DIRECTIONS FOR THIS TASK: Copy each line below that includes "page".

GIVEN ENTRIES:
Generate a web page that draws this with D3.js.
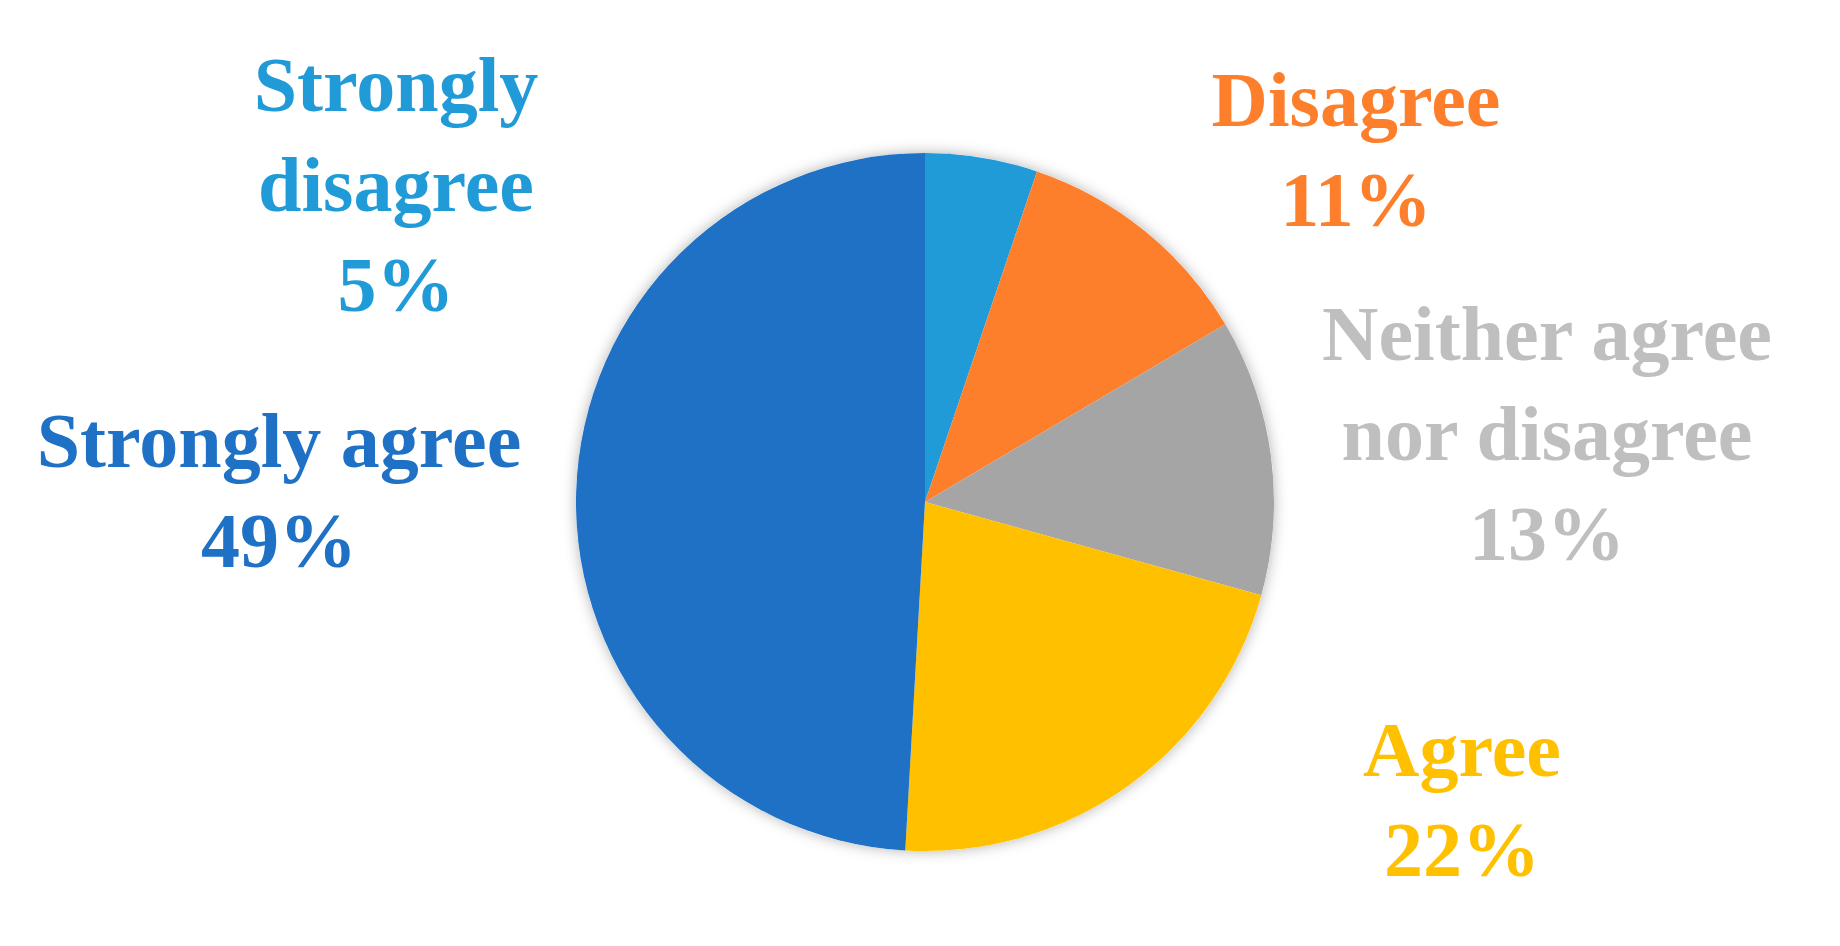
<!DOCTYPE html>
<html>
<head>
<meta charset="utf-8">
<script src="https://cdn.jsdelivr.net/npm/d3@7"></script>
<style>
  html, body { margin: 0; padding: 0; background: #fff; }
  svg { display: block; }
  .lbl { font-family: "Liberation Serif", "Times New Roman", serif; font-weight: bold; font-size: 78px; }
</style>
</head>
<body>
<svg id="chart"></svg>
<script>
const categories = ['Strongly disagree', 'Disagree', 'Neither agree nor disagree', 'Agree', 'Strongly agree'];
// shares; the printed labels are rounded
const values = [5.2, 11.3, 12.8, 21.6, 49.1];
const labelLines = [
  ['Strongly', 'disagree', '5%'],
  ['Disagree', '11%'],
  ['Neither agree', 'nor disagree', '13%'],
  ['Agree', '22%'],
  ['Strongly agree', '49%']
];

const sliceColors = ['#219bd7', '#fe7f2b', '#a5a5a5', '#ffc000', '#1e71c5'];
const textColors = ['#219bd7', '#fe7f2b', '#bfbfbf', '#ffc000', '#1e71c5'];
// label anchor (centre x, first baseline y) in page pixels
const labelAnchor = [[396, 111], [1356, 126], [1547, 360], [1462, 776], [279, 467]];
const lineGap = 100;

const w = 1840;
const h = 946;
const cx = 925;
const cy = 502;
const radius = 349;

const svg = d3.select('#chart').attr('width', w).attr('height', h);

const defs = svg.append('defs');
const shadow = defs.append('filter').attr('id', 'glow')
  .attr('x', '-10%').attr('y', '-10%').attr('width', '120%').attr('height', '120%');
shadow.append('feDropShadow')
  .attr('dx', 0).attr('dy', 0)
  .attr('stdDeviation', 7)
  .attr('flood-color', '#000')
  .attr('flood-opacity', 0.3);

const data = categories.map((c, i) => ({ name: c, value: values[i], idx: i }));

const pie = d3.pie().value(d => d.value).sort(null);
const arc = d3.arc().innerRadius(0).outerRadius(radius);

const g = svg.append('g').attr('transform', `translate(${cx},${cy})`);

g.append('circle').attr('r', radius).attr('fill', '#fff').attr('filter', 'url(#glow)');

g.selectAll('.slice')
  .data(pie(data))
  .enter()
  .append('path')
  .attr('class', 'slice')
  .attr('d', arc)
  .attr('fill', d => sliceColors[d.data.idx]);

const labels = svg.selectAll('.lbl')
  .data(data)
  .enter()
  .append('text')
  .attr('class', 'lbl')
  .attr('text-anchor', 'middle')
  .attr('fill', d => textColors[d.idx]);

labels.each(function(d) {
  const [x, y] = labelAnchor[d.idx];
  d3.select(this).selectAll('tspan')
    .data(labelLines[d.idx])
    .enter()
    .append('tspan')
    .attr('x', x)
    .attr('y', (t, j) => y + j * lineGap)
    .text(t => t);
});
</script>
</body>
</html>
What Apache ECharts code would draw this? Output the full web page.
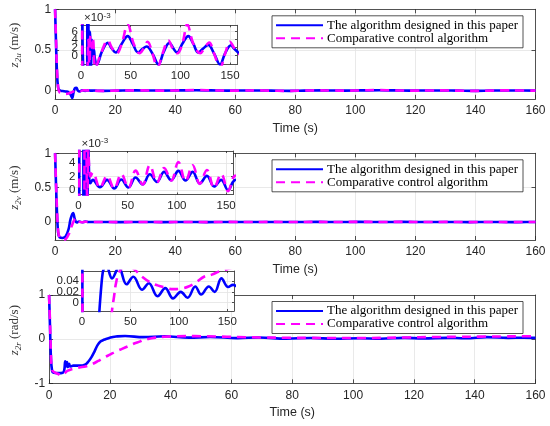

THE RESPONSE:
Generate a web page that draws this with D3.js.
// label anchor (centre x, first baseline y) in page pixels
What Apache ECharts code would draw this? Output the full web page.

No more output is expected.